Often, if I’ve got something on my mind, if I’m feeling stressed or unhappy, I’ll take myself out for a long walk. Sometimes my feet will take me to places where I’m surrounded by trees or water but at other times I find myself drawn to the empty places of the city. There are plenty of these since the crash in 2008. Areas of Leeds that were once home to ambitious young companies are now filled with the empty shells of buildings, half demolished or turned into parking lots. They have a slightly eerie feel if you’ve seen enough zombie films but also a contemplative, even meditative atmosphere . They’re as much a reminder of the frailty of human dreams as the skulls that rich noblemen once kept as memento mori.
But what sounds a depressing experience is also an exciting one. These are spaces waiting to be reclaimed, either by nature or by man. Wildflowers make the place their own and the open expanses seem made for all kinds of games. It’s no wonder to me that this kind of half ruined landscape features in so much SF fantasy. With everything torn down, there is the inevitability of something new rising. It’s possible to be both sad and hopeful here.
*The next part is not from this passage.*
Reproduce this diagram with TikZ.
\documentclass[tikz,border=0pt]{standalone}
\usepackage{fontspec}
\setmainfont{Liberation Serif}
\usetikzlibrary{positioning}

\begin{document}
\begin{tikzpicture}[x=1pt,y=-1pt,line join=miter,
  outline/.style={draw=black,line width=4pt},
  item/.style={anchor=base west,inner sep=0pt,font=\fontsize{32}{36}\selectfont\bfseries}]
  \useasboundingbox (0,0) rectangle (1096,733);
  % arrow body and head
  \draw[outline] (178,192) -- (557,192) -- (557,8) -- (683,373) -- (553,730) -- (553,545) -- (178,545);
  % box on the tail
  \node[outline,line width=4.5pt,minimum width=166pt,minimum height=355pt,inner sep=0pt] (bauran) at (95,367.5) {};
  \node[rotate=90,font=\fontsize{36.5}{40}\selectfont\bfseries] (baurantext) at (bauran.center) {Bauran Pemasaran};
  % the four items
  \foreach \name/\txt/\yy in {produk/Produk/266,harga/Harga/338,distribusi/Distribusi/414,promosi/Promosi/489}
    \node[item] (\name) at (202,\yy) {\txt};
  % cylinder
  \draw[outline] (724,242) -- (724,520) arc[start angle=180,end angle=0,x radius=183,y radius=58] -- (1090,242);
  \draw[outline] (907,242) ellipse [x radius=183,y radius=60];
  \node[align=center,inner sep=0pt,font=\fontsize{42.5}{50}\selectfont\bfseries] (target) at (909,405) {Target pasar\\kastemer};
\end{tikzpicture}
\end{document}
There is humour to be found as well, like the sign below that seems oblivious to the inherent ridiculousness of its official message.
There are reminders of danger too. Barbed wire and broken glass, hinting at violent acts that have been or might be to come. It’s difficult not to be aware of your own fragility, which is both thrilling and unsettling. Perhaps these things are a reminder not to stay here too long in case it proves impossible to leave.
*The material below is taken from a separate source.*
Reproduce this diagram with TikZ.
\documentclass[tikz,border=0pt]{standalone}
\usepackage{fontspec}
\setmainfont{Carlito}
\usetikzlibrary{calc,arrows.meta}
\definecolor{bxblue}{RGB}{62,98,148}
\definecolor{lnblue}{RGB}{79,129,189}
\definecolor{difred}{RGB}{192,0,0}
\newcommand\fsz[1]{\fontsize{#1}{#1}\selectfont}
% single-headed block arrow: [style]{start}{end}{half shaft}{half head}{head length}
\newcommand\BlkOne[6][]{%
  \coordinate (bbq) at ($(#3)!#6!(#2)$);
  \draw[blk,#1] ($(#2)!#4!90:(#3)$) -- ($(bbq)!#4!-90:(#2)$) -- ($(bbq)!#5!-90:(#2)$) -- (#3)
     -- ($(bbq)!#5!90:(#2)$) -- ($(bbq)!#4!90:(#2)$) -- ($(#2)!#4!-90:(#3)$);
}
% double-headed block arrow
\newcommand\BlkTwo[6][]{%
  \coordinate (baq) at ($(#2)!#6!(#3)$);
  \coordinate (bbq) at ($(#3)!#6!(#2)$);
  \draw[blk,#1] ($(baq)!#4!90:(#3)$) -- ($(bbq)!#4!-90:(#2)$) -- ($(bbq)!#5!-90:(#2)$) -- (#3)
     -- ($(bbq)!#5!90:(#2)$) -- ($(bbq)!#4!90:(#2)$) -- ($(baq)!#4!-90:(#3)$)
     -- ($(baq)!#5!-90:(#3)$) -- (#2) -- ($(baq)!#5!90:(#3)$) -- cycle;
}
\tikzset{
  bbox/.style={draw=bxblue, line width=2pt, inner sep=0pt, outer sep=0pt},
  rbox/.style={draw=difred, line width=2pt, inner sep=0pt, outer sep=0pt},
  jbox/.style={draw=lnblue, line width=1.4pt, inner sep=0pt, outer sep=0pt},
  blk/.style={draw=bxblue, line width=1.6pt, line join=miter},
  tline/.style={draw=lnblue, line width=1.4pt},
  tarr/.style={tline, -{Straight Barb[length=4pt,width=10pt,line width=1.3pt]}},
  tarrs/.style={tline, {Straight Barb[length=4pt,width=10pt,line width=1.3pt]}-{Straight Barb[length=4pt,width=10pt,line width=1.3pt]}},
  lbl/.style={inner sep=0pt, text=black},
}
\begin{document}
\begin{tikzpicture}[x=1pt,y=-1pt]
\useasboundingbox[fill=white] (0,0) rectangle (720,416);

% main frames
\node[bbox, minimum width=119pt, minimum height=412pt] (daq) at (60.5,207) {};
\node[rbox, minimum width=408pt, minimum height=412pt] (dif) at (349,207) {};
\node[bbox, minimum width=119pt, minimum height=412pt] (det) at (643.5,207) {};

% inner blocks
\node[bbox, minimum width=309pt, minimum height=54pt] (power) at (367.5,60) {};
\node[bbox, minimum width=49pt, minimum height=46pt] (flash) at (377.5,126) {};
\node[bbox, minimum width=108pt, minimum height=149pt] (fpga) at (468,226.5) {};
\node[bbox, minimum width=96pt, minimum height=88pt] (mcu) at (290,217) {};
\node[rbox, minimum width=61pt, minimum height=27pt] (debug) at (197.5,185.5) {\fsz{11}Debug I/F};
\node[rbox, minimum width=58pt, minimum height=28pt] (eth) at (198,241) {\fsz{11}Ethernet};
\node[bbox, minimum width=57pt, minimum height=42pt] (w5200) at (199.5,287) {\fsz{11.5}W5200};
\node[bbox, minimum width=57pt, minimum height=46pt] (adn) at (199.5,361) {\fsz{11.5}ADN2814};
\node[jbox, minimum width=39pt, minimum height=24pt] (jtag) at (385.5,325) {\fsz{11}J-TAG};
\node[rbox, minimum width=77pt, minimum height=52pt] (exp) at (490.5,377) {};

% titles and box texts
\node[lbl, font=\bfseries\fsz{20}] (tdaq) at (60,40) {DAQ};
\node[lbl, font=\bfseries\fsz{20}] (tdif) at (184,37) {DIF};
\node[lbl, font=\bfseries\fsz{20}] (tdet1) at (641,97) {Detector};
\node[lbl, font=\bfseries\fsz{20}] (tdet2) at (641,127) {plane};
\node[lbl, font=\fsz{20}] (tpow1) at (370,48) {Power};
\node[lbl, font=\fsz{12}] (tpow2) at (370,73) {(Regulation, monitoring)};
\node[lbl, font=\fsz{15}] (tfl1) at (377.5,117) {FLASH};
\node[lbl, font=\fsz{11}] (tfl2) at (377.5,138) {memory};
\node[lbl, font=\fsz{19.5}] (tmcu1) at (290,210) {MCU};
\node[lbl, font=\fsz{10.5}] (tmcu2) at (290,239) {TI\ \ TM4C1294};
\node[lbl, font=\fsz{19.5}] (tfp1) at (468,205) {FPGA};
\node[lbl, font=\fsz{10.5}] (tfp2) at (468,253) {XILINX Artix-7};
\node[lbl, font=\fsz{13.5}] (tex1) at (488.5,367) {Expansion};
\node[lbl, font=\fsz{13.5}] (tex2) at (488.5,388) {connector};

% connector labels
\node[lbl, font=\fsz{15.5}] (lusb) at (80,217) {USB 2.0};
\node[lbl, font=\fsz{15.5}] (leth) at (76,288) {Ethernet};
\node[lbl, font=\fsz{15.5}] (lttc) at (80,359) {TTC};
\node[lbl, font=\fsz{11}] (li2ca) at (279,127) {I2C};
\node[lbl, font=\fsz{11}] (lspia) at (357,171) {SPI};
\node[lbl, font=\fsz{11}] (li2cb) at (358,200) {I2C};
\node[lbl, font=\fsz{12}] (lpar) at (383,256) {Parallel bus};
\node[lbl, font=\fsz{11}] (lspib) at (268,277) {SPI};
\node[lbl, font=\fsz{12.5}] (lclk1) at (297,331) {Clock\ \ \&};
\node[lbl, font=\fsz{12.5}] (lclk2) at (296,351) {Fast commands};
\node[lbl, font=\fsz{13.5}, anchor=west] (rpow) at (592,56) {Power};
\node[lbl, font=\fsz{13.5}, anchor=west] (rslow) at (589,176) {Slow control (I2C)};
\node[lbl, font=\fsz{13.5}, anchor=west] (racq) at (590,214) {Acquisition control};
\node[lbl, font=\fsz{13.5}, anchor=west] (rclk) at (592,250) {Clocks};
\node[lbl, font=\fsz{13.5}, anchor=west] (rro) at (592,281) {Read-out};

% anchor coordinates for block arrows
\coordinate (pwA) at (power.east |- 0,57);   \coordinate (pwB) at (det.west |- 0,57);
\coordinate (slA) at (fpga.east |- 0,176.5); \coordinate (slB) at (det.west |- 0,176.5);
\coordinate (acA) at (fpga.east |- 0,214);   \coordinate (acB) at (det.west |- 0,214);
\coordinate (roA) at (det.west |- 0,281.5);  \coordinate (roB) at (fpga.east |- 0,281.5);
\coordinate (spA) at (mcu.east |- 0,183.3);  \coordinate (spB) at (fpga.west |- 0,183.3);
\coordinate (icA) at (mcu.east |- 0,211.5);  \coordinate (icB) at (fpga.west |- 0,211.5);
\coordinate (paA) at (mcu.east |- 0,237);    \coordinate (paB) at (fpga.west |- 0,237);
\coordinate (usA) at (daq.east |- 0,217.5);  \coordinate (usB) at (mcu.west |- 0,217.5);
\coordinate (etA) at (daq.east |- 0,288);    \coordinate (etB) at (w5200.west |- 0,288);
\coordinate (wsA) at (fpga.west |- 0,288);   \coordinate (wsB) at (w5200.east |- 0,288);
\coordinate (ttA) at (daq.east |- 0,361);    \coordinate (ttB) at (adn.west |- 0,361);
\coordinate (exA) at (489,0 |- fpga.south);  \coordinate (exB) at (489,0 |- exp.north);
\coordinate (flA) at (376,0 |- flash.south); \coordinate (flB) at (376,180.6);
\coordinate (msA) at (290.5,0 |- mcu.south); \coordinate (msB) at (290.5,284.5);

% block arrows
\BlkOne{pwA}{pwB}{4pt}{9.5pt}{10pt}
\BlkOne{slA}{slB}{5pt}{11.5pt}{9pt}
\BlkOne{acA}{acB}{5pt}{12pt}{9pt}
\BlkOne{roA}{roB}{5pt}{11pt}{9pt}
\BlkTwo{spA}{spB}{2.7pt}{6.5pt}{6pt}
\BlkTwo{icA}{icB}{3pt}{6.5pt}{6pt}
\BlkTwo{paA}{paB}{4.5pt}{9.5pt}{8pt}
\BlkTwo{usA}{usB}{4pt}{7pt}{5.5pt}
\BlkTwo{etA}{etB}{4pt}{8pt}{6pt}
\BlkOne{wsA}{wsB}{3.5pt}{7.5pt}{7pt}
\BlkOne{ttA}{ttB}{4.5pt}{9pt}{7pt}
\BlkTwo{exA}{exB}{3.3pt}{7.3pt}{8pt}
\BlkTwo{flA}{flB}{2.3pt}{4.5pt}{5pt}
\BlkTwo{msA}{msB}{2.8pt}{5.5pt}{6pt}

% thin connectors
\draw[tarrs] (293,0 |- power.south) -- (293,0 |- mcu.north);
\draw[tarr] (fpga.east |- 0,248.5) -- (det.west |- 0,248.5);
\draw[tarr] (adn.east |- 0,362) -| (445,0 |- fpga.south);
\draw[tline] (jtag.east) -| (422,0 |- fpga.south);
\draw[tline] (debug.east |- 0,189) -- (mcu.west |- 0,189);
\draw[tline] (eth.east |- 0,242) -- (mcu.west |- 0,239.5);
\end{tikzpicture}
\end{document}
Suburbia also has its charms for a walk, especially when I’m feeling lonely. Suburbia occupies a special place in British culture, seen both as something familiar and something to escape from. There is a sense here that the real party is always happening elsewhere. Suburbia can feel stripped of purpose and drama. And yet its very ambience makes it the perfect place to think, especially on a Sunday morning when no-one is about.
Of course though, there are stories going on in suburbia as elsewhere. Because even if the party isn’t happening here, the most interesting things don’t happen at parties anyway. Sometimes I feel like I catch traces of the lives unfolding behind the closed doors and sometimes I see reflections of my own story.
And there are moments of beauty, when the light falls in a particular way at a particular time and somewhere mundane is suddenly transformed.
I have always felt like something of an outsider in the world. Perhaps this is an inevitable part of being an explorer – the feeling of not being truly connected to any one place, always wondering what might be hidden behind the next corner. These long walks through the empty spaces of the city allow me to connect with that part of myself.
And naturally to daydream as well. These concrete landscapes hold the possibilities of so many strange visions.